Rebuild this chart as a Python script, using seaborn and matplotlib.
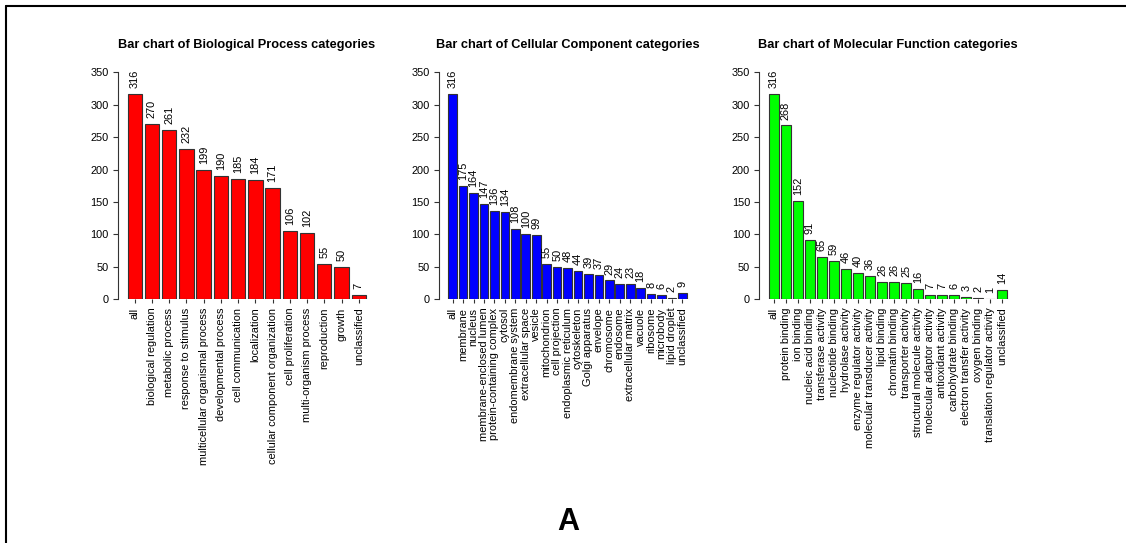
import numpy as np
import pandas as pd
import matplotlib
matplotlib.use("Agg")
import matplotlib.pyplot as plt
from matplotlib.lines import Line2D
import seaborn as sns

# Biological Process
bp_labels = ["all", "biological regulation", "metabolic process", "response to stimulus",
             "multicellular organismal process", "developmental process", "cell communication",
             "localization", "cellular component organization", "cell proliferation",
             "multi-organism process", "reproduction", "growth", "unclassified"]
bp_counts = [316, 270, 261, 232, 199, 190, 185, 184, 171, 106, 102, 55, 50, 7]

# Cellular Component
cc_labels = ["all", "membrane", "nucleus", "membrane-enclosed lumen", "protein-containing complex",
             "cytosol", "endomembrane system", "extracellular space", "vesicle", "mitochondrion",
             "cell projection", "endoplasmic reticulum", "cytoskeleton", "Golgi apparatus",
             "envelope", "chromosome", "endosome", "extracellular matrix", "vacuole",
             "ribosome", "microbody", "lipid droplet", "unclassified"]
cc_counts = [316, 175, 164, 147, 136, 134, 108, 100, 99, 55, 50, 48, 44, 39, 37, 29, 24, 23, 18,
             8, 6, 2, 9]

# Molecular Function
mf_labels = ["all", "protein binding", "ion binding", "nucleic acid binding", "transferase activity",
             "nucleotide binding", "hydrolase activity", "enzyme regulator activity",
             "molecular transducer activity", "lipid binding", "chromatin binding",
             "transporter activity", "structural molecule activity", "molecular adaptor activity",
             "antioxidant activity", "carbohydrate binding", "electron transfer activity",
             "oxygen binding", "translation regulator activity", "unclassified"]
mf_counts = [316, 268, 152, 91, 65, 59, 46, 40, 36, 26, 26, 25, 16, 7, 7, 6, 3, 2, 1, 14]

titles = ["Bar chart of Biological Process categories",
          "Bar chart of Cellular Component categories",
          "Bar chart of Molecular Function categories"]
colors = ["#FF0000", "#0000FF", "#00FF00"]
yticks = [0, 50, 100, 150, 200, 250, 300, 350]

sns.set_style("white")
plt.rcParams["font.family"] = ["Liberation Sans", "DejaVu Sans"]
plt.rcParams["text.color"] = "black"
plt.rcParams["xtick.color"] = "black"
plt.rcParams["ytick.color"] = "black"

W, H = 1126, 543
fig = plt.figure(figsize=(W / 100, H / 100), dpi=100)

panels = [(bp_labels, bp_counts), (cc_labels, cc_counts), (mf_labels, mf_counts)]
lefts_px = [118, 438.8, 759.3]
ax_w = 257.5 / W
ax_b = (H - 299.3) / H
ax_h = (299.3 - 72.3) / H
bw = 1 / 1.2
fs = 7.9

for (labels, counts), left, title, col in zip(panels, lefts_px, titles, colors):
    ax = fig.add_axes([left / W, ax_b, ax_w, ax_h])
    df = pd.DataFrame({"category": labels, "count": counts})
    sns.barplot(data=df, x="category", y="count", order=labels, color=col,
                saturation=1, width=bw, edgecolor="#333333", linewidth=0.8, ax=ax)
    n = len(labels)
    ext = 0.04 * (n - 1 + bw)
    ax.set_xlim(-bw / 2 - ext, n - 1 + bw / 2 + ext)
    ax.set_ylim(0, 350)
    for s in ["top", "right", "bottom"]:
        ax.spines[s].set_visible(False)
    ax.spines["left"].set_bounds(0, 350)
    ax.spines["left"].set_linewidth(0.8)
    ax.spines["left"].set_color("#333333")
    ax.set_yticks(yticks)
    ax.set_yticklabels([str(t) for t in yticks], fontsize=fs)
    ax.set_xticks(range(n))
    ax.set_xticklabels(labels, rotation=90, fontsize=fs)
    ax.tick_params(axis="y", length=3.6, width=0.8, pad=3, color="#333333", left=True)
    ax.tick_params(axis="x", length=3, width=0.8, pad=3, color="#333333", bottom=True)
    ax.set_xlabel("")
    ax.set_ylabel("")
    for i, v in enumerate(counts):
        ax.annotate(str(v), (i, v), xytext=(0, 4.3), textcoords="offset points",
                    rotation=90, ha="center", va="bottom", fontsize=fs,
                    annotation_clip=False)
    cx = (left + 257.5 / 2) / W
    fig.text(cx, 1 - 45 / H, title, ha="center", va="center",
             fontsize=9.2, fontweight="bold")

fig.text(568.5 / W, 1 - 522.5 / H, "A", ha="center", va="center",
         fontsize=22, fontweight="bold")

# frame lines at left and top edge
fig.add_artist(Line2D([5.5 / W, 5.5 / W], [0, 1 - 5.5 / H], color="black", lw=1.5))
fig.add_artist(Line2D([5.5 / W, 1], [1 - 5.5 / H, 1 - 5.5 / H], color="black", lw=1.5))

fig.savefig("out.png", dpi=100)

□ □ □ □

▶ Problem statement
Every line from the start of the listing above through the line with "102, 55, 50, 7]" should be repeated exactly; skip the pictures and add nothing else.

▶ Complete output
Rebuild this chart as a Python script, using seaborn and matplotlib.
import numpy as np
import pandas as pd
import matplotlib
matplotlib.use("Agg")
import matplotlib.pyplot as plt
from matplotlib.lines import Line2D
import seaborn as sns

# Biological Process
bp_labels = ["all", "biological regulation", "metabolic process", "response to stimulus",
             "multicellular organismal process", "developmental process", "cell communication",
             "localization", "cellular component organization", "cell proliferation",
             "multi-organism process", "reproduction", "growth", "unclassified"]
bp_counts = [316, 270, 261, 232, 199, 190, 185, 184, 171, 106, 102, 55, 50, 7]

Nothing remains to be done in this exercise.